____ Supplied records

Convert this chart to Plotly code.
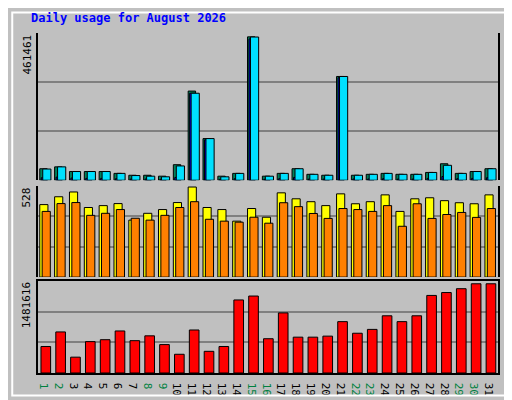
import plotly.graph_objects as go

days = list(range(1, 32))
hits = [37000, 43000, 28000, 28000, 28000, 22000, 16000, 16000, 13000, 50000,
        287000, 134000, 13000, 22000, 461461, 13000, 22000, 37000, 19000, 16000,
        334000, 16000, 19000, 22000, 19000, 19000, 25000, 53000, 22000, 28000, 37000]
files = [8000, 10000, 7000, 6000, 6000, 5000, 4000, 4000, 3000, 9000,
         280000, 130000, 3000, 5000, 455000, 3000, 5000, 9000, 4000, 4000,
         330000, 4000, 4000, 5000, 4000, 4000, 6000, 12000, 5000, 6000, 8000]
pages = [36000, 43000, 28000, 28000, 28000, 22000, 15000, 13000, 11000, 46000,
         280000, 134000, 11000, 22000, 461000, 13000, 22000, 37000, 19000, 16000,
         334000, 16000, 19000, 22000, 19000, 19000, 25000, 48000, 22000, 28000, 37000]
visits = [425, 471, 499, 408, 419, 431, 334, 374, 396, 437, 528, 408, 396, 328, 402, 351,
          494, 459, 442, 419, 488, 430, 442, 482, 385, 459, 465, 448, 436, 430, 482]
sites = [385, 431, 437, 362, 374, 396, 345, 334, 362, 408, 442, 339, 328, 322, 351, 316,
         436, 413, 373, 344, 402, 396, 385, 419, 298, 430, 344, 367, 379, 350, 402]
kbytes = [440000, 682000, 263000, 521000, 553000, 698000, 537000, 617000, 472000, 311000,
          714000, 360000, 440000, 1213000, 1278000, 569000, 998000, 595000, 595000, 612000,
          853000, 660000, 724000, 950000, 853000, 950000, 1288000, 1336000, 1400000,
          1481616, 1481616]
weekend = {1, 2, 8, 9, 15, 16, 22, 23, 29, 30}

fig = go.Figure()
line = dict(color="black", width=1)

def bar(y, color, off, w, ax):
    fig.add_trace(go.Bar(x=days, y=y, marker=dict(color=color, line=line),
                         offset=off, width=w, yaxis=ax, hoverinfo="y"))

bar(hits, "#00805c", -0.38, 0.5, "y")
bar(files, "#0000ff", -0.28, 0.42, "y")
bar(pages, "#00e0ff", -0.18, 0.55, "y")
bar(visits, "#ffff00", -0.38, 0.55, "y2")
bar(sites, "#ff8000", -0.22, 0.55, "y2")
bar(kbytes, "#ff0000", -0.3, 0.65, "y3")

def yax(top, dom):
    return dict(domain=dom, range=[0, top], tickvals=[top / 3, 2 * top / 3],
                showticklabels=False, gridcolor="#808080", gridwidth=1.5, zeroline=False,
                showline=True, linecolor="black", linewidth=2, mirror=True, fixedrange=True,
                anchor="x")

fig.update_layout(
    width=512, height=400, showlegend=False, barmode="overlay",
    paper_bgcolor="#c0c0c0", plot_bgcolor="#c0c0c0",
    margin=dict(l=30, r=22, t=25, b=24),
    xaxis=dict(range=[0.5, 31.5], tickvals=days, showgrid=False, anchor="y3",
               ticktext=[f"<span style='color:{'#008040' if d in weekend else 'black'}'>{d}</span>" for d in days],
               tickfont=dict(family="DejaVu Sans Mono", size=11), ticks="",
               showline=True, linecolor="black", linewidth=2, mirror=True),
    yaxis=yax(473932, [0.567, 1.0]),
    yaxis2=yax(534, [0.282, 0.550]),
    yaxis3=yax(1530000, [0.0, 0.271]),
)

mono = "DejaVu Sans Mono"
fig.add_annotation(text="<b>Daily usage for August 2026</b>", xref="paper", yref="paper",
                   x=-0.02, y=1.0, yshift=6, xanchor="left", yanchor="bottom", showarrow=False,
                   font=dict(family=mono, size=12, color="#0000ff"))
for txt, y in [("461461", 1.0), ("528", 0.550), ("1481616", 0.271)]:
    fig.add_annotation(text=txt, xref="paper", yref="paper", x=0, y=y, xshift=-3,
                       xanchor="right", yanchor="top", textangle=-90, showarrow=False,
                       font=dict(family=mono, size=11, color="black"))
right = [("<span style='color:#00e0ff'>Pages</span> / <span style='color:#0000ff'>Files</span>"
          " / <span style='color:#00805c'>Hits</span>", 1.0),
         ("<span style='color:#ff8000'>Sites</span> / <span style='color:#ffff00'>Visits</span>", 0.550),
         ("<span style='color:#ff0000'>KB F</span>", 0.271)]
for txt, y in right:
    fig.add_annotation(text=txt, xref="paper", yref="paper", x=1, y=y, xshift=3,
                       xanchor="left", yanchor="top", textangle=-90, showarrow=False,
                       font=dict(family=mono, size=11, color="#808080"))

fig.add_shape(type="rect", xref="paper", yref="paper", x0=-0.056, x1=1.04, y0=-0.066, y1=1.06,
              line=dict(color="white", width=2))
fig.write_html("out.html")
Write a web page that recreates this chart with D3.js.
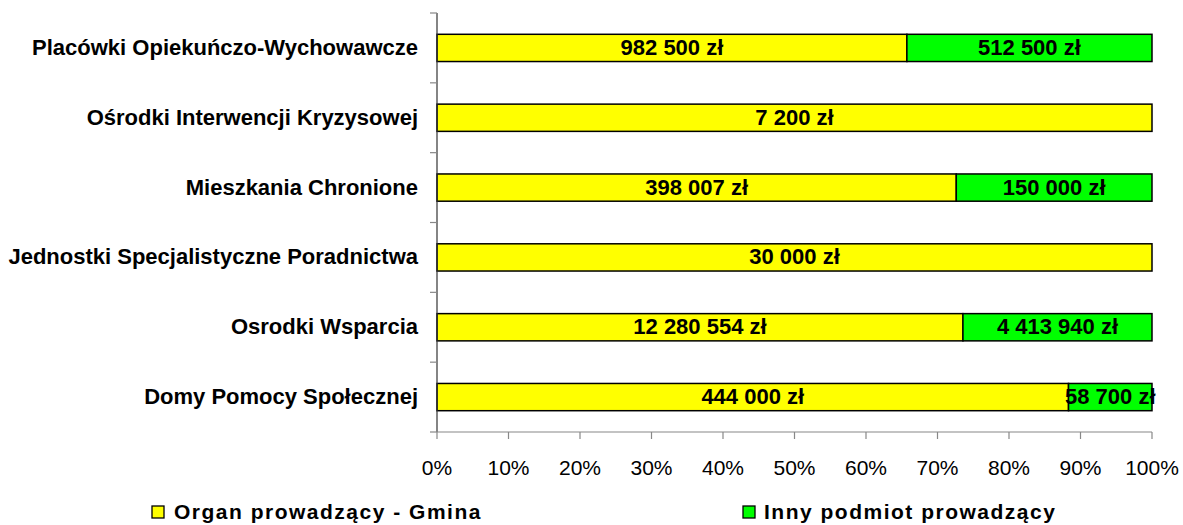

________

__Stated task__
Please return, exactly as written, the lines from the first line of the records above through the line containing "import plotly.graph_objects as go", both included, leaving out any pictures.

__Complete response__
Convert this chart to Plotly code.
import plotly.graph_objects as go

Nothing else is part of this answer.